## Given exercise:
Return all the data below as it stands, minus the pictures.

## Data provided:

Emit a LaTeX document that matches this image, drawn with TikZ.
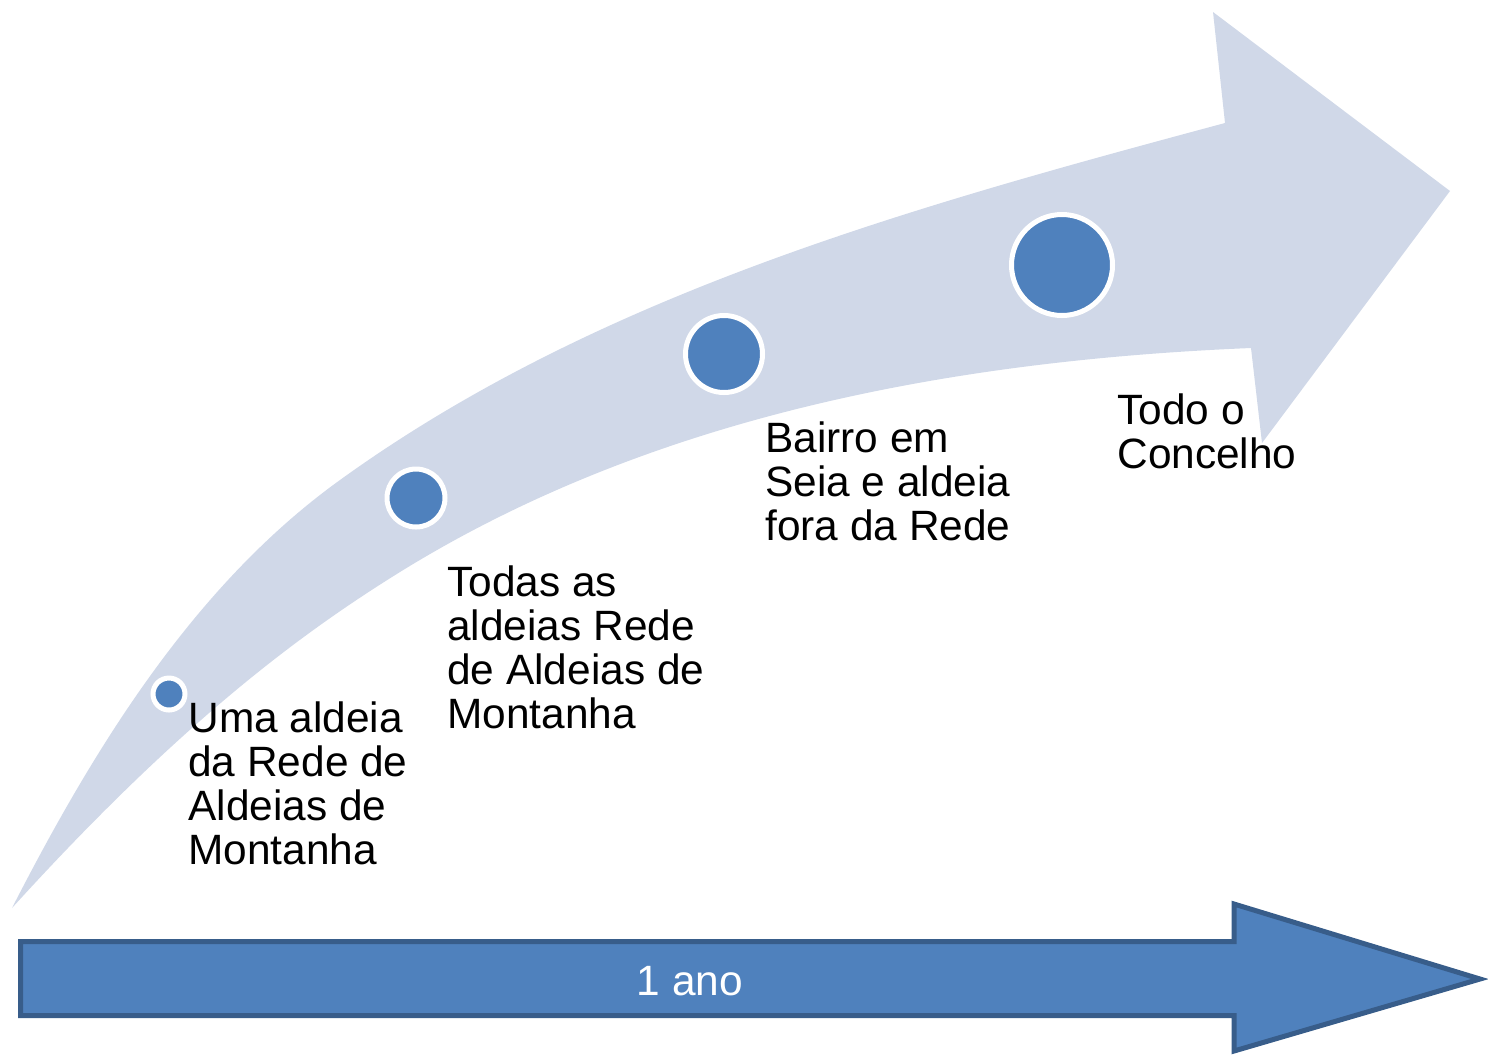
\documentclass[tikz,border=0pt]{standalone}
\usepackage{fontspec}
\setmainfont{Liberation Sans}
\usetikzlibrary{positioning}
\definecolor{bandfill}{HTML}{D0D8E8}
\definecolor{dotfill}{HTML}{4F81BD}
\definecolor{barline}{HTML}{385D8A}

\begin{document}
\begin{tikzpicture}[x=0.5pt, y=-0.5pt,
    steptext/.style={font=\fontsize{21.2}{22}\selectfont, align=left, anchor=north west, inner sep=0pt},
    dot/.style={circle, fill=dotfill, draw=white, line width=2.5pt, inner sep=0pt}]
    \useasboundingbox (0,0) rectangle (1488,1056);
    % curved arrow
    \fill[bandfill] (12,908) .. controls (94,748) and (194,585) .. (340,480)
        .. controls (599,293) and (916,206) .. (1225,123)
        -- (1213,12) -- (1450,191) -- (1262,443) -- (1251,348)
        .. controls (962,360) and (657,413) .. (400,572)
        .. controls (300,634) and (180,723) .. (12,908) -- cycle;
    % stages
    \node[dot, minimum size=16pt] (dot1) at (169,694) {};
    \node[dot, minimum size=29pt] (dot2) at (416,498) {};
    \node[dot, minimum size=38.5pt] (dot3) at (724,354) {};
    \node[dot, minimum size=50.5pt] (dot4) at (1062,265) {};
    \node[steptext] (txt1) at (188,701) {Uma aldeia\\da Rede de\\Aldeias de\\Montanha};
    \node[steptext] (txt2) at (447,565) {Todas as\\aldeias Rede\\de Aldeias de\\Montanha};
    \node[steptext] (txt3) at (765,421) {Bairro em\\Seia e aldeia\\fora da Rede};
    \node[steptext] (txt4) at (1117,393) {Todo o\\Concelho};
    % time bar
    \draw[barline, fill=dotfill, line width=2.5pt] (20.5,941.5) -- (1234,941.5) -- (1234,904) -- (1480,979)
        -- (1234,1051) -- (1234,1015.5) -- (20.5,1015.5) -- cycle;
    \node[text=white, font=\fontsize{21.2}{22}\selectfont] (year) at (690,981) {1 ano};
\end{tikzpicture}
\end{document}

## Answer to this task:
Emit a LaTeX document that matches this image, drawn with TikZ.
\documentclass[tikz,border=0pt]{standalone}
\usepackage{fontspec}
\setmainfont{Liberation Sans}
\usetikzlibrary{positioning}
\definecolor{bandfill}{HTML}{D0D8E8}
\definecolor{dotfill}{HTML}{4F81BD}
\definecolor{barline}{HTML}{385D8A}

\begin{document}
\begin{tikzpicture}[x=0.5pt, y=-0.5pt,
    steptext/.style={font=\fontsize{21.2}{22}\selectfont, align=left, anchor=north west, inner sep=0pt},
    dot/.style={circle, fill=dotfill, draw=white, line width=2.5pt, inner sep=0pt}]
    \useasboundingbox (0,0) rectangle (1488,1056);
    % curved arrow
    \fill[bandfill] (12,908) .. controls (94,748) and (194,585) .. (340,480)
        .. controls (599,293) and (916,206) .. (1225,123)
        -- (1213,12) -- (1450,191) -- (1262,443) -- (1251,348)
        .. controls (962,360) and (657,413) .. (400,572)
        .. controls (300,634) and (180,723) .. (12,908) -- cycle;
    % stages
    \node[dot, minimum size=16pt] (dot1) at (169,694) {};
    \node[dot, minimum size=29pt] (dot2) at (416,498) {};
    \node[dot, minimum size=38.5pt] (dot3) at (724,354) {};
    \node[dot, minimum size=50.5pt] (dot4) at (1062,265) {};
    \node[steptext] (txt1) at (188,701) {Uma aldeia\\da Rede de\\Aldeias de\\Montanha};
    \node[steptext] (txt2) at (447,565) {Todas as\\aldeias Rede\\de Aldeias de\\Montanha};
    \node[steptext] (txt3) at (765,421) {Bairro em\\Seia e aldeia\\fora da Rede};
    \node[steptext] (txt4) at (1117,393) {Todo o\\Concelho};
    % time bar
    \draw[barline, fill=dotfill, line width=2.5pt] (20.5,941.5) -- (1234,941.5) -- (1234,904) -- (1480,979)
        -- (1234,1051) -- (1234,1015.5) -- (20.5,1015.5) -- cycle;
    \node[text=white, font=\fontsize{21.2}{22}\selectfont] (year) at (690,981) {1 ano};
\end{tikzpicture}
\end{document}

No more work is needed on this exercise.